Her best friends in the prison camp, Dorothy Mullaney Brooks of Las Vegas and Connie Ford of Grass Valley, Calif., and a group of about 50 former soldiers and other Americans who had some connection to the Philippines during the war — had joined us on this trip. Because of them, this tour of battlefields and memorials on the 60th anniversary of their liberation became indelibly intertwined with their memories, creating for me a personal sketch of the war in the Philippines.
Before we left the U.S., Mom had said she was reluctant to return. "How was my childhood so different from others?" she had asked self-effacingly.
Manila before the war
FORESTS of high-rises and smog-clouded, car-clogged streets dominate Manila, a sprawling metropolis with a population of 10.9 million. Group members said the capital looked nothing like the one they had known before the war. Then, Manila was called the Pearl of the Orient, an elegant city with broad, tree-shaded boulevards. That city was largely destroyed in World War II, changing the lives of my grandfather, mother and aunt.
On Jan. 2, 1942, the first Japanese soldiers arrived here. Thousands of civilians — executives of U.S. companies, ship passengers, diplomats, journalists and my grandfather, a mining engineer — were rounded up, told to pack food and clothes for three days, then taken to the University of Santo Tomas in the heart of Manila, where they were imprisoned for the rest of the war. My grandmother had died several years earlier, and my mother, who was then 9, and her younger sister, Ginny, lived safely for a time in a Manila boarding school run by German nuns. But in March 1944, they too were taken to Santo Tomas, each carrying a suitcase containing their sparse belongings.
For the modern-day tourist, Santo Tomas yields little about its days as a prison, aside from a brass plaque at the front entrance and a temporary exhibit. Many buildings have been added to the original layout, but the main edifice, a three-story Gothic structure where my mother, her family and friends were interned, was as Mom remembered it. She and Ginny lived in a classroom with women and other children; my grandfather was in another room with men. During the day, they could visit one another and eat meals together.
We climbed creaky mahogany stairs to the third floor, strolled down a window-lined hallway and found 55-A, their turquoise prison room, now re-numbered and again a classroom. I tried to imagine 50-odd cots, draped with mosquito nets, crammed wall to wall.
As my mother and her friends surveyed the desk-filled room, they struggled to hold back tears just as they had learned to do as girls all those years ago.
Dorothy, Connie and Mom reminisced about the 6 a.m. and 6 p.m. roll calls; of having to bow to Japanese sentries; of the unsatisfactory meals of watery lugao, or rice porridge; and the rare joy of finding a piece of water buffalo hide hidden inside the gruel.

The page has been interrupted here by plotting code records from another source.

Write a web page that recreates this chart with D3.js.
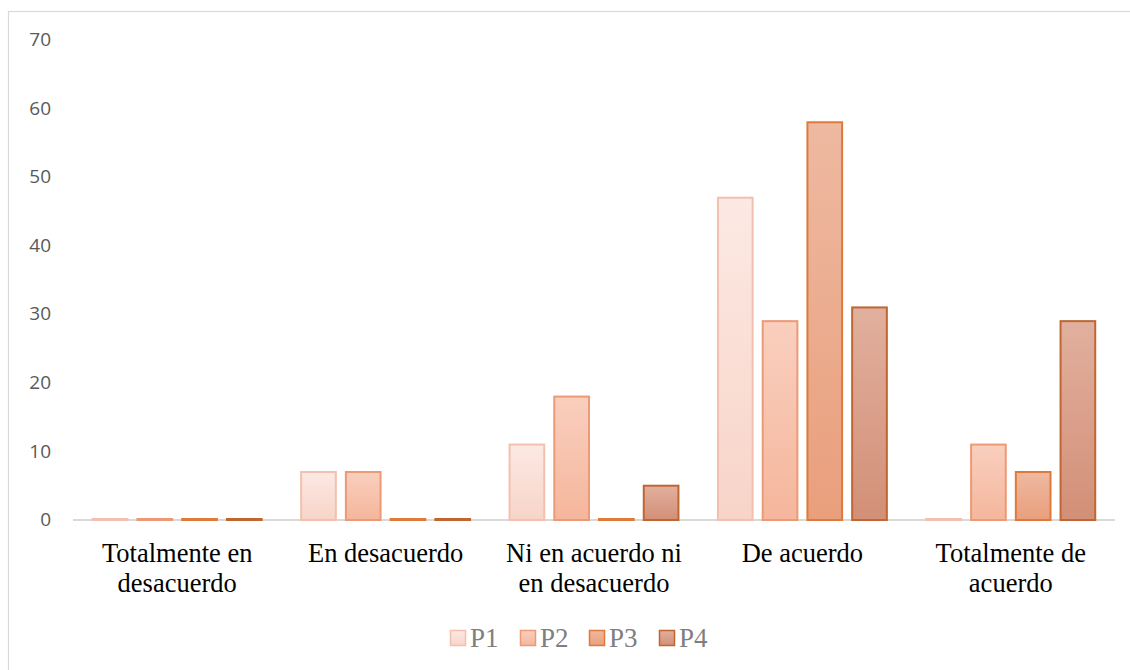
<!DOCTYPE html>
<html>
<head>
<meta charset="utf-8">
<script src="https://cdn.jsdelivr.net/npm/d3@7"></script>
<style>
  html, body { margin: 0; padding: 0; background: #fff; }
  svg { display: block; }
</style>
</head>
<body>
<svg id="chart" width="1130" height="670"></svg>
<script>
// Survey answer categories (two-line labels)
const categories = [
  ["Totalmente en", "desacuerdo"],
  ["En desacuerdo"],
  ["Ni en acuerdo ni", "en desacuerdo"],
  ["De acuerdo"],
  ["Totalmente de", "acuerdo"]
];
const seriesNames = ["P1", "P2", "P3", "P4"];
const p1 = [0, 7, 11, 47, 0];
const p2 = [0, 7, 18, 29, 11];
const p3 = [0, 0, 0, 58, 7];
const p4 = [0, 0, 5, 31, 29];
const yTicks = [0, 10, 20, 30, 40, 50, 60, 70];

const seriesValues = [p1, p2, p3, p4];
const seriesStyle = [
  { top: "#fce9e3", bottom: "#f8d4c8", stroke: "#f2c0ae" },
  { top: "#f9cfbe", bottom: "#f5b69c", stroke: "#ec9a76" },
  { top: "#eeb9a1", bottom: "#e99f7c", stroke: "#dd7a3c" },
  { top: "#e1b09e", bottom: "#d38f77", stroke: "#bf6631" }
];

const svg = d3.select("#chart");

// Outer chart frame
svg.append("rect")
  .attr("x", 8.5).attr("y", 11.5)
  .attr("width", 1140).attr("height", 700)
  .attr("fill", "#fff").attr("stroke", "#d9d9d9").attr("stroke-width", 1.2);

const defs = svg.append("defs");
seriesStyle.forEach((s, i) => {
  const g = defs.append("linearGradient")
    .attr("id", "grad" + i).attr("x1", 0).attr("y1", 0).attr("x2", 0).attr("y2", 1);
  g.append("stop").attr("offset", "0%").attr("stop-color", s.top);
  g.append("stop").attr("offset", "100%").attr("stop-color", s.bottom);
});

const plot = { left: 73, right: 1115, top: 40, bottom: 520 };

const x0 = d3.scaleBand()
  .domain(d3.range(categories.length))
  .range([plot.left, plot.right])
  .paddingInner(0).paddingOuter(0);

const groupInner = 0.82;
const x1 = d3.scaleBand()
  .domain(d3.range(seriesNames.length))
  .range([0, x0.bandwidth() * groupInner])
  .paddingInner(0.18).paddingOuter(0);

const y = d3.scaleLinear().domain([0, 70]).range([plot.bottom, plot.top]);

// Y tick labels
const yAxis = d3.axisLeft(y).tickValues(yTicks).tickSize(0).tickPadding(0);
const yG = svg.append("g").attr("transform", `translate(${51},0)`).call(yAxis);
yG.select(".domain").remove();
yG.selectAll("text")
  .attr("fill", "#595959")
  .attr("font-family", "'Open Sans', 'Noto Sans', sans-serif")
  .attr("font-size", 19)
  .attr("text-anchor", "end")
  .attr("dy", "0.3em");

// Baseline
svg.append("line")
  .attr("x1", plot.left).attr("x2", plot.right)
  .attr("y1", y(0)).attr("y2", y(0))
  .attr("stroke", "#d9d9d9").attr("stroke-width", 2);

// Bars
const groups = svg.append("g").selectAll("g")
  .data(categories)
  .join("g")
  .attr("transform", (d, i) => `translate(${x0(i) + x0.bandwidth() * (1 - groupInner) / 2},0)`);

groups.each(function (d, ci) {
  const g = d3.select(this);
  seriesValues.forEach((vals, si) => {
    const v = vals[ci];
    const h = Math.max(y(0) - y(v), 1);
    g.append("rect")
      .attr("x", x1(si) + 1)
      .attr("y", y(0) - h)
      .attr("width", x1.bandwidth() - 2)
      .attr("height", h)
      .attr("fill", `url(#grad${si})`)
      .attr("stroke", seriesStyle[si].stroke)
      .attr("stroke-width", 2);
  });
});

// Category labels
const xLabels = svg.append("g");
categories.forEach((lines, i) => {
  const cx = x0(i) + x0.bandwidth() / 2;
  const t = xLabels.append("text")
    .attr("x", cx)
    .attr("y", 562)
    .attr("text-anchor", "middle")
    .attr("font-family", "'Liberation Serif', 'Times New Roman', serif")
    .attr("font-size", 26.5)
    .attr("fill", "#000");
  lines.forEach((ln, k) => {
    t.append("tspan").attr("x", cx).attr("dy", k === 0 ? 0 : 30).text(ln);
  });
});

// Legend
const legendX = [450, 520, 589, 659];
const legend = svg.append("g");
seriesNames.forEach((name, i) => {
  legend.append("rect")
    .attr("x", legendX[i] + 0.5).attr("y", 630.5)
    .attr("width", 15).attr("height", 15)
    .attr("fill", `url(#grad${i})`)
    .attr("stroke", seriesStyle[i].stroke).attr("stroke-width", 1.5);
  legend.append("text")
    .attr("x", legendX[i] + 20).attr("y", 647)
    .attr("font-family", "'Liberation Serif', 'Times New Roman', serif")
    .attr("font-size", 27)
    .attr("fill", "#7f7f7f")
    .text(name);
});
</script>
</body>
</html>
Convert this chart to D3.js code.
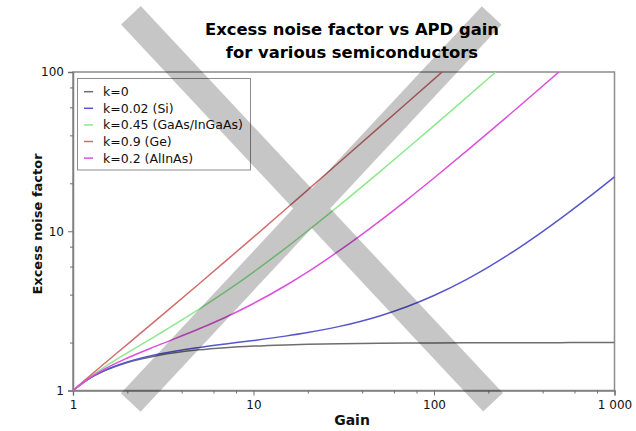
<!DOCTYPE html>
<html><head><meta charset="utf-8">
<script src="https://cdn.jsdelivr.net/npm/d3@7"></script>
<style>body{margin:0;background:#fff}svg{display:block}</style>
</head><body><svg id="c" width="636" height="431"></svg>
<script>
const gains = [1, 1.2, 1.5, 2, 3, 5, 7, 10, 15, 20, 30, 50, 70, 100, 150, 200, 300, 500, 700, 1000];
const seriesNames = ["k=0", "k=0.02 (Si)", "k=0.45 (GaAs/InGaAs)", "k=0.9 (Ge)", "k=0.2 (AlInAs)"];
const seriesColors = ["#6e6e6e", "#5656cc", "#8ee88e", "#d06e6e", "#dd4fdd"];
const fK0   = [1, 1.167, 1.333, 1.5, 1.667, 1.8, 1.857, 1.9, 1.933, 1.95, 1.967, 1.98, 1.986, 1.99, 1.993, 1.995, 1.997, 1.998, 1.999, 1.999];
const fK002 = [1, 1.167, 1.337, 1.51, 1.693, 1.864, 1.96, 2.062, 2.195, 2.311, 2.527, 2.94, 3.346, 3.95, 4.953, 5.955, 7.957, 11.96, 15.96, 21.96];
const fK045 = [1, 1.182, 1.408, 1.725, 2.267, 3.24, 4.171, 5.545, 7.813, 10.07, 14.58, 23.59, 32.59, 46.09, 68.6, 91.1, 136.1, 226.1, 316.1, 451.1];
const fK09  = [1, 1.197, 1.483, 1.95, 2.867, 4.68, 6.486, 9.19, 13.69, 18.2, 27.2, 45.2, 63.2, 90.2, 135.2, 180.2, 270.2, 450.2, 630.2, 900.2];
const fK02  = [1, 1.173, 1.367, 1.6, 1.933, 2.44, 2.886, 3.52, 4.547, 5.56, 7.573, 11.58, 15.59, 21.59, 31.59, 41.6, 61.6, 101.6, 141.6, 201.6];
const seriesValues = [fK0, fK002, fK045, fK09, fK02];
const xMajor = [1, 10, 100, 1000];
const xMajorLabels = ["1", "10", "100", "1 000"];
const xMinor = [2, 4, 6, 8, 20, 40, 60, 80, 200, 400, 600, 800];
const yMajor = [1, 10, 100];
const yMajorLabels = ["1", "10", "100"];
const yMinor = [2, 4, 6, 8, 20, 40, 60, 80];
const titleLines = ["Excess noise factor vs APD gain", "for various semiconductors"];

const svg = d3.select("#c");
const L = 73, R = 614.5, T = 72, B = 390.5;
const x = d3.scaleLog().domain([1, 1000]).range([L, R]);
const y = d3.scaleLog().domain([1, 100]).range([B, T]);
const font = "'DejaVu Sans', Verdana, sans-serif";

// title
svg.append("g").selectAll("text").data(titleLines).join("text")
  .attr("x", 352).attr("y", (d, i) => 35 + i * 23)
  .attr("text-anchor", "middle").attr("font-family", font)
  .attr("font-weight", "bold").attr("font-size", 16.4).attr("fill", "#000").text(d => d);

// frame
svg.append("rect").attr("x", L).attr("y", T).attr("width", R - L).attr("height", B - T)
  .attr("fill", "none").attr("stroke", "#8c8c8c").attr("stroke-width", 1.5);

// axes
function styleAxis(g) {
  g.select(".domain").attr("stroke", "#808080").attr("stroke-width", 1.5);
  g.selectAll(".tick line").attr("stroke", "#707070");
  g.selectAll(".tick text").attr("font-family", font).attr("font-size", 12).attr("fill", "#111");
}
const xa = svg.append("g").attr("transform", `translate(0,${B})`)
  .call(d3.axisBottom(x).tickValues(xMajor).tickFormat((d, i) => xMajorLabels[i]).tickSize(5).tickPadding(5));
styleAxis(xa);
const xm = svg.append("g").attr("transform", `translate(0,${B})`)
  .call(d3.axisBottom(x).tickValues(xMinor).tickFormat("").tickSize(3));
styleAxis(xm); xm.select(".domain").remove();
const ya = svg.append("g").attr("transform", `translate(${L},0)`)
  .call(d3.axisLeft(y).tickValues(yMajor).tickFormat((d, i) => yMajorLabels[i]).tickSize(5).tickPadding(4));
styleAxis(ya);
const ym = svg.append("g").attr("transform", `translate(${L},0)`)
  .call(d3.axisLeft(y).tickValues(yMinor).tickFormat("").tickSize(3));
styleAxis(ym); ym.select(".domain").remove();

// axis titles
svg.append("text").attr("x", 352).attr("y", 425).attr("text-anchor", "middle")
  .attr("font-family", font).attr("font-weight", "bold").attr("font-size", 14).attr("fill", "#111").text("Gain");
svg.append("text").attr("transform", "translate(42,224) rotate(-90)").attr("text-anchor", "middle")
  .attr("font-family", font).attr("font-weight", "bold").attr("font-size", 13).attr("fill", "#111").text("Excess noise factor");

// curves
svg.append("clipPath").attr("id", "clip").append("rect")
  .attr("x", L).attr("y", T).attr("width", R - L).attr("height", B - T);
const line = d3.line().x((d, i) => x(gains[i])).y(d => y(d)).curve(d3.curveMonotoneX);
svg.append("g").attr("clip-path", "url(#clip)").selectAll("path").data(seriesValues).join("path")
  .attr("d", d => line(d)).attr("fill", "none")
  .attr("stroke", (d, i) => seriesColors[i]).attr("stroke-width", 1.5);

// legend
const lg = svg.append("g");
lg.append("rect").attr("x", 77.5).attr("y", 78.5).attr("width", 173).attr("height", 91.5)
  .attr("fill", "#fff").attr("stroke", "#8c8c8c").attr("stroke-width", 1);
const items = lg.selectAll("g.it").data(seriesNames).join("g").attr("class", "it")
  .attr("transform", (d, i) => `translate(0,${91.7 + i * 16.6})`);
items.append("line").attr("x1", 84).attr("x2", 93).attr("y1", 0).attr("y2", 0)
  .attr("stroke", (d, i) => seriesColors[i]).attr("stroke-width", 1.5);
items.append("text").attr("x", 103).attr("y", 4.5).attr("font-family", font).attr("font-size", 12.5)
  .attr("fill", "#111").text(d => d);

// cross-out X
const xg = svg.append("g").attr("opacity", 0.22);
xg.append("line").attr("x1", 130.9).attr("y1", 15.2).attr("x2", 493).attr("y2", 402.2)
  .attr("stroke", "#000").attr("stroke-width", 27);
xg.append("line").attr("x1", 491.7).attr("y1", 15.5).attr("x2", 130.7).attr("y2", 402.5)
  .attr("stroke", "#000").attr("stroke-width", 27);
</script></body></html>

Comforts were few, but one day my mother found a little rubber doll in the trash. "It was a little softened, sticky," she said, "but I don't know why someone threw it away. I took it and nurtured it, sewed clothes for it out of scraps."
Where it all started
THE war in the Philippines began Dec. 8, 1941, at Clark Air Base, about 40 miles northwest of Manila, the main base of the Army Air Forces in the Pacific. Japanese pilots, approaching the archipelago only eight hours after the attack on Pearl Harbor, found B-17 bombers parked wingtip to wingtip on the airfield.
Within minutes after Japan's attacks, the U.S. East Asian air forces were reduced by half, such an enormous blow that Gen. Douglas MacArthur was forced into defensive positions on Bataan and Corregidor just to the west.
Nothing at Clark today resembles its wartime appearance. Since its reversion to the Philippines in 1991, the base has been transformed into a civil aviation complex with industrial properties, a trade center and luxury hotels. But the Clark Museum provides a good historical retrospective with photos, dioramas and exhibits.
Perhaps its most telling artifact is out front, a burned, melted airplane part left from the Dec. 8 assault. Inside the museum, my mother pointed out Japanese wartime currency — they called it Mickey Mouse money — 75 Mickey Mouse pesos, or $35, could buy one duck egg, she said.
Tucked in one display was a black-and-white photograph of a Japanese kamikaze pilot. He looked like a kid, with an innocent smile. On a trip devoted to uncovering my mother's past, the photo also offered a window into the enemy side.
The world's first kamikaze pilot took off from nearby Mabalacat East Air Field in October 1944. Oddly, on this soil that suffered so much destruction at Japanese hands is a statue of a pilot standing tall and proud, paying tribute to the soldiers of the kamikaze, or "divine wind."